Peut-être allez-vous nous annoncer en novembre que vous constatez avec surprise que telle ou telle aide n'a pas été consommée et nous dire que vous trouvez cela dommage. Mais à ce moment-là, le Parlement ne pourra rien faire, à part se désoler d'être ainsi mis devant le fait accompli. Ce n'est pas acceptable.
Il y a pourtant un moyen de remédier à cela. À l'occasion du PLFR, et je vous en remercie, vous nous aviez fourni un tableau de consommation des crédits 2021, programme par programme, y compris pour les missions Plan d'urgence et Plan de relance. Nous vous demandons de nous en présenter un équivalent, chaque mois, en allant dans le détail de chaque action.

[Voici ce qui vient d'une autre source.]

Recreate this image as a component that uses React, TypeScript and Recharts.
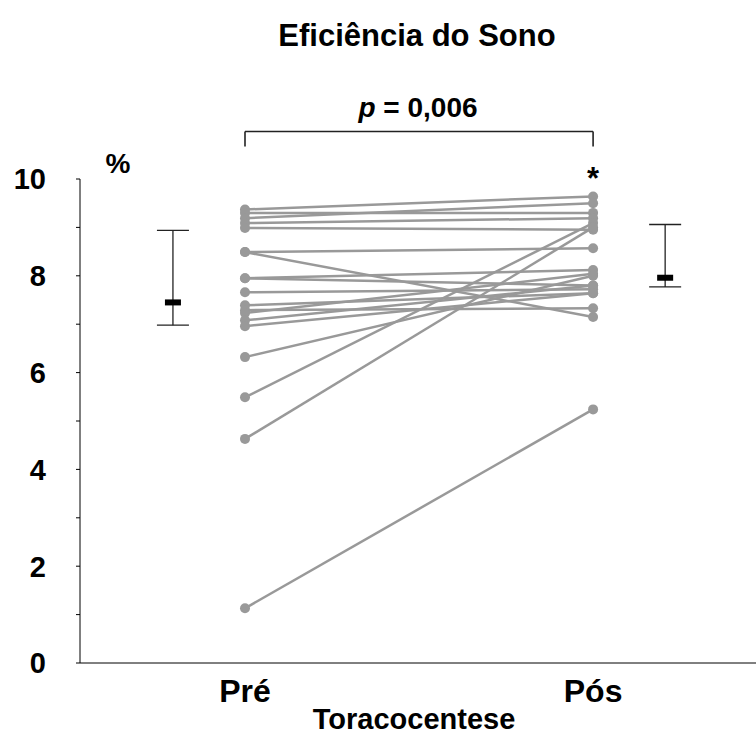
import React from "react";
import { ComposedChart, Scatter, XAxis, YAxis, ErrorBar, ReferenceLine } from "recharts";

const categories = ["Pré", "Pós"];
const categoryX = [1, 2];
const preValues = [9.37, 9.3, 9.19, 9.09, 8.99, 8.49, 8.49, 7.95, 7.95, 7.66, 7.39, 7.29, 7.23, 7.08, 6.96, 6.32, 5.49, 4.63, 1.13];
const postValues = [9.64, 9.3, 9.5, 9.19, 8.95, 8.57, 7.15, 8.12, 7.8, 7.72, 7.64, 7.33, 8.04, 7.8, 7.64, 8.0, 9.09, 9.0, 5.24];
const summaryX = [0.793, 2.207];
const summaryCenter = [7.45, 7.96];
const summaryLow = [6.98, 7.77];
const summaryHigh = [8.94, 9.06];
const yTicks = [0, 1, 2, 3, 4, 5, 6, 7, 8, 9, 10];
const bracketY = 10.98;
const bracketFootY = 10.67;

const FONT = "'Liberation Sans', Arial, Helvetica, sans-serif";
const GRAY = "#999999";

const subjects = preValues.map((v, i) => [
  { x: categoryX[0], y: v },
  { x: categoryX[1], y: postValues[i] },
]);

const summaryData = summaryX.map((x, i) => ({
  x,
  y: summaryCenter[i],
  err: [summaryCenter[i] - summaryLow[i], summaryHigh[i] - summaryCenter[i]],
}));

const Dot = (p: any) => <circle cx={p.cx} cy={p.cy} r={5} fill={GRAY} />;
const Mark = (p: any) => <rect x={p.cx - 8} y={p.cy - 3} width={16} height={6} fill="#000" />;

const YTick = (p: any) => {
  const v = p.payload.value;
  if (v % 2 !== 0) return null;
  return (
    <text x={46} y={p.y} dy="0.36em" textAnchor="end" fontFamily={FONT} fontWeight="bold" fontSize={29} fill="#000">
      {v}
    </text>
  );
};

const XTick = (p: any) => {
  const idx = categoryX.indexOf(p.payload.value);
  return (
    <text x={p.x} y={702} textAnchor="middle" fontFamily={FONT} fontWeight="bold" fontSize={32} fill="#000">
      {categories[idx]}
    </text>
  );
};

export default function App() {
  return (
    <div style={{ position: "absolute", left: 0, top: 0, width: 756, height: 736, background: "#fff" }}>
      <ComposedChart width={756} height={736} margin={{ top: 179, right: 0, bottom: 0, left: 0 }}>
        <XAxis
          type="number"
          dataKey="x"
          domain={[0.526, 2.468]}
          ticks={categoryX}
          tick={<XTick />}
          tickLine={false}
          axisLine={{ stroke: "#000", strokeWidth: 1 }}
          height={73}
          allowDataOverflow
        />
        <YAxis
          type="number"
          dataKey="y"
          domain={[0, 10]}
          ticks={yTicks}
          tick={<YTick />}
          tickSize={4}
          tickLine={{ stroke: "#000" }}
          axisLine={{ stroke: "#000", strokeWidth: 1 }}
          width={80}
          interval={0}
          allowDataOverflow
        />
        {subjects.map((d, i) => (
          <Scatter
            key={i}
            data={d}
            line={{ stroke: GRAY, strokeWidth: 2.5 }}
            shape={<Dot />}
            isAnimationActive={false}
          />
        ))}
        <Scatter data={summaryData} shape={<Mark />} isAnimationActive={false}>
          <ErrorBar dataKey="err" direction="y" width={16} stroke="#222" strokeWidth={1.3} isAnimationActive={false} />
        </Scatter>
        <ReferenceLine
          segment={[{ x: categoryX[0], y: bracketY }, { x: categoryX[1], y: bracketY }]}
          stroke="#222"
          strokeWidth={1.6}
          ifOverflow="visible"
        />
        <ReferenceLine
          segment={[{ x: categoryX[0], y: bracketY }, { x: categoryX[0], y: bracketFootY }]}
          stroke="#222"
          strokeWidth={1.6}
          ifOverflow="visible"
        />
        <ReferenceLine
          segment={[{ x: categoryX[1], y: bracketY }, { x: categoryX[1], y: bracketFootY }]}
          stroke="#222"
          strokeWidth={1.6}
          ifOverflow="visible"
        />
      </ComposedChart>
      <svg width={756} height={736} style={{ position: "absolute", left: 0, top: 0, pointerEvents: "none" }}>
        <text x={417} y={46} textAnchor="middle" fontFamily={FONT} fontWeight="bold" fontSize={31} fill="#000">
          Eficiência do Sono
        </text>
        <text x={418} y={117} textAnchor="middle" fontFamily={FONT} fontWeight="bold" fontSize={28} fill="#000">
          <tspan fontStyle="italic">p</tspan>
          <tspan> = 0,006</tspan>
        </text>
        <text x={118} y={173} textAnchor="middle" fontFamily={FONT} fontWeight="bold" fontSize={28} fill="#000">
          %
        </text>
        <text x={593} y={189} textAnchor="middle" fontFamily={FONT} fontWeight="bold" fontSize={31} fill="#000">
          *
        </text>
        <text x={414} y={729} textAnchor="middle" fontFamily={FONT} fontWeight="bold" fontSize={29} fill="#000">
          Toracocentese
        </text>
      </svg>
    </div>
  );
}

J'en viens à un autre facteur du manque de lisibilité de l'exécution budgétaire. Le fait d'avoir ouvert les crédits relevant du plan de relance dans le cadre des missions classiques en 2020 et de les avoir ensuite transférés vers une nouvelle mission consacrée au plan de relance, qui n'a été ouverte qu'à partir de 2021, a substantiellement compliqué le suivi du budget pluriannuel des mesures, au point que même la Cour des comptes semble avoir renoncé à l'exercice de consolidation. La Cour vous demande donc un tableau précisant les programmes d'origine des crédits pour l'année 2020 et je vous serais reconnaissant de penser à mettre notre groupe en copie de la réponse que vous lui enverrez.
Enfin, je constate que les derniers mois ont été marqués par des annonces d'aides et de primes et que vous semblez vouloir attendre le budget 2022 pour les intégrer, en pratique, au dispositif de soutien. En 2020 comme en 2021, nous n'avons eu de cesse de vous implorer de débloquer des moyens. Je trouve curieux que vous prévoyiez de le faire si tard. Je devine que vous visez un objectif surtout électoral : vous faites ces annonces avant les élections départementales et régionales et l'argent sortira en pleine campagne présidentielle. Mais quel heureux hasard, monsieur le ministre ! Je déplore que vous fassiez ainsi primer votre stratégie politique sur le soutien aux plus précaires et à nos jeunes.